Keep in mind risk verses benefit. DO Mark Routes. – Mark all routes to safety [triage area] for both rescue team and walking wounded. In case of structural stability loss, a well-marked route, as free from hazards as possible, will become a life line. A spray can of bright paint will prove invaluable in marking and labeling the route. – Use different colors for different teams. DO Mark Hazards. – Identify all hazards, possible hazards, and unknown wet spots, etc. , and mark them well. – Use spray paint and flagging tape, lots of it, to prevent anyone from unexpectedly walking into hazards. Log all hazards in the team’s notes so that in the 3rd rescue stage the teams will be aware of them. – Eliminate any hazard if feasible, such as padding sharp protruding objects or duct taping fractured windows. DO Check All Doors. – Check all doors all the time. The structure may shift during the course of the rescue so check the door overtime before attempting to open it. – Check for heat, use the back of your hand. – Check the sound of the door, tap it if it doesn’t have a dull thud sound it’s probably loaded [load bearing].

Opening it could cause the load from the floor above to meet you on your level so to speak. If the door is loaded mark it and log it as a hazard. – Practice door checks on loaded and unloaded doors regularly, it may save your life. – If a previously unloaded door becomes loaded, reassess the structure and prepare to rapidly evacuate. DO Mark Room Corners. – Spray paint the floor and ceiling corners of safe and possibly unsafe rooms. If the structure shifts the paint will show movement. – The practice of marking the corners acts as a DANGER warning but must be checked on a regular intervals for it to work.
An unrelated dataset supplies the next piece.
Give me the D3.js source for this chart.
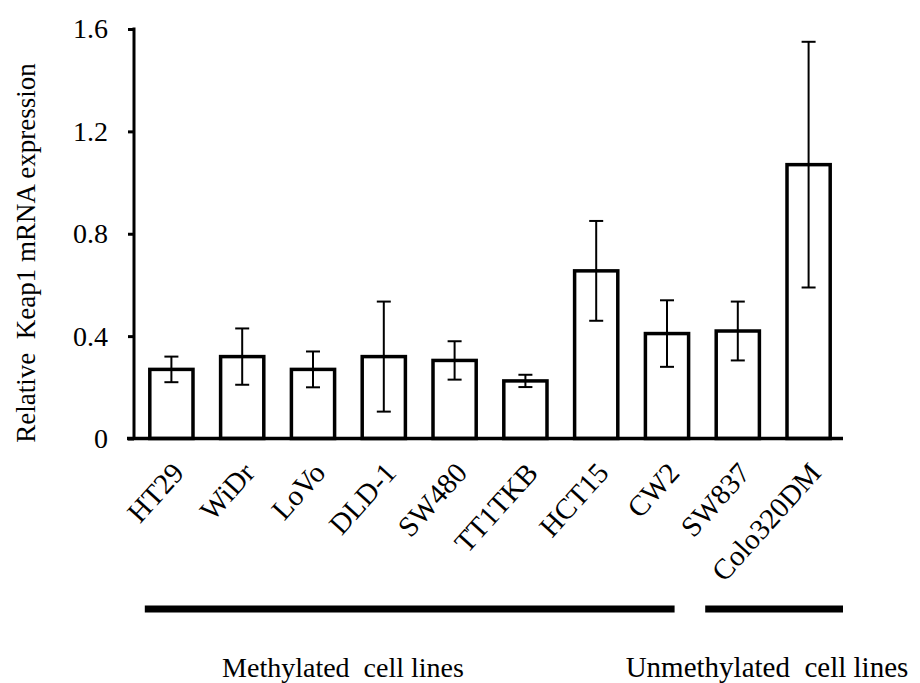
<!DOCTYPE html>
<html>
<head>
<meta charset="utf-8">
<script src="https://d3js.org/d3.v7.min.js"></script>
<style>
  body { margin: 0; background: #fff; }
  text { font-family: "Liberation Serif", "Times New Roman", serif; fill: #000; }
</style>
</head>
<body>
<svg width="920" height="683"></svg>
<script>
var cellLines = ["HT29", "WiDr", "LoVo", "DLD-1", "SW480", "TT1TKB", "HCT15", "CW2", "SW837", "Colo320DM"];
var expression = [0.27, 0.32, 0.27, 0.32, 0.305, 0.225, 0.655, 0.41, 0.42, 1.07];
var errors = [0.05, 0.11, 0.07, 0.215, 0.075, 0.024, 0.195, 0.13, 0.115, 0.48];
var yTicks = [0, 0.4, 0.8, 1.2, 1.6];
var groups = [
  {label: "Methylated  cell lines", first: "HT29", last: "CW2"},
  {label: "Unmethylated  cell lines", first: "SW837", last: "Colo320DM"}
];

var data = cellLines.map(function(c, i) {
  return {name: c, value: expression[i], err: errors[i]};
});

var svg = d3.select("svg");

var x = d3.scaleBand()
    .domain(cellLines)
    .range([136, 844])
    .paddingInner(0.39)
    .paddingOuter(0.195);

var y = d3.scaleLinear()
    .domain([0, 1.6])
    .range([438.5, 29]);

var axisX = 134;

// y axis
var yAxis = svg.append("g")
    .attr("transform", "translate(" + axisX + ",0)")
    .call(d3.axisLeft(y)
      .tickValues(yTicks)
      .tickSize(6)
      .tickPadding(20)
      .tickFormat(function(d) { return d === 0 ? "0" : d3.format(".1f")(d); }));
yAxis.select(".domain").remove();
yAxis.selectAll(".tick line").attr("stroke", "#000").attr("stroke-width", 3);
yAxis.selectAll(".tick text")
    .style("font-size", "28px")
    .attr("fill", "#000");

svg.append("line")
    .attr("x1", axisX).attr("x2", axisX)
    .attr("y1", y(1.6) - 1.5).attr("y2", y(0))
    .attr("stroke", "#000").attr("stroke-width", 3);

// bars
svg.selectAll(".bar")
  .data(data)
  .enter().append("rect")
    .attr("class", "bar")
    .attr("x", function(d) { return x(d.name); })
    .attr("y", function(d) { return y(d.value); })
    .attr("width", x.bandwidth())
    .attr("height", function(d) { return y(0) - y(d.value); })
    .attr("fill", "#fff")
    .attr("stroke", "#000")
    .attr("stroke-width", 3.5);

// error bars
var eb = svg.selectAll(".err")
  .data(data)
  .enter().append("g")
    .attr("class", "err")
    .attr("transform", function(d) { return "translate(" + (x(d.name) + x.bandwidth() / 2) + ",0)"; });

eb.append("line")
    .attr("y1", function(d) { return y(d.value + d.err); })
    .attr("y2", function(d) { return y(d.value - d.err); })
    .attr("stroke", "#000").attr("stroke-width", 2);
eb.append("line")
    .attr("x1", -7).attr("x2", 7)
    .attr("y1", function(d) { return y(d.value + d.err); })
    .attr("y2", function(d) { return y(d.value + d.err); })
    .attr("stroke", "#000").attr("stroke-width", 2);
eb.append("line")
    .attr("x1", -7).attr("x2", 7)
    .attr("y1", function(d) { return y(d.value - d.err); })
    .attr("y2", function(d) { return y(d.value - d.err); })
    .attr("stroke", "#000").attr("stroke-width", 2);

// x baseline
svg.append("line")
    .attr("x1", axisX - 7).attr("x2", x.range()[1] - 1)
    .attr("y1", y(0)).attr("y2", y(0))
    .attr("stroke", "#000").attr("stroke-width", 3.5);

// category labels
svg.selectAll(".cat")
  .data(cellLines)
  .enter().append("text")
    .attr("class", "cat")
    .attr("transform", function(d) {
      return "translate(" + (x(d) + x.bandwidth() / 2 + 14) + ",474) rotate(-48)";
    })
    .attr("text-anchor", "end")
    .style("font-size", "29px")
    .text(function(d) { return d; });

// group bars and labels
groups.forEach(function(g, i) {
  var x1 = i === 0 ? x(g.first) - 5 : x(g.first) - 11;
  var x2 = i === 0 ? x(g.last) + x.bandwidth() - 14 : x.range()[1] - 1;
  svg.append("line")
      .attr("x1", x1).attr("x2", x2)
      .attr("y1", 609).attr("y2", 609)
      .attr("stroke", "#000").attr("stroke-width", 7);
  svg.append("text")
      .attr("x", i === 0 ? 343 : 767)
      .attr("y", 677)
      .attr("text-anchor", "middle")
      .style("font-size", i === 0 ? "28px" : "29px")
      .style("white-space", "pre")
      .text(g.label);
});

// y title
svg.append("text")
    .attr("transform", "translate(35,253) rotate(-90)")
    .attr("text-anchor", "middle")
    .style("font-size", "27px")
    .style("white-space", "pre")
    .text("Relative  Keap1 mRNA expression");
</script>
</body>
</html>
Assign someone to log and check all markings at set time periods. DO Check Closed Air Spaces. – All closed air spaces [basements, manholes, etc. ] must !!!! Be checked with an Air Sampler {sniffed} to ensure there is enough Oxygen and dangerous gases are not present. – If an Air sampler is not available, ventilate the area with fans and use extreme caution. – If the above can not be carried out then only proceed with Self Contained Breathing Apparatus [S. C. B. A. ]. After a good shake trapped gases will find their way into closed tart spaces.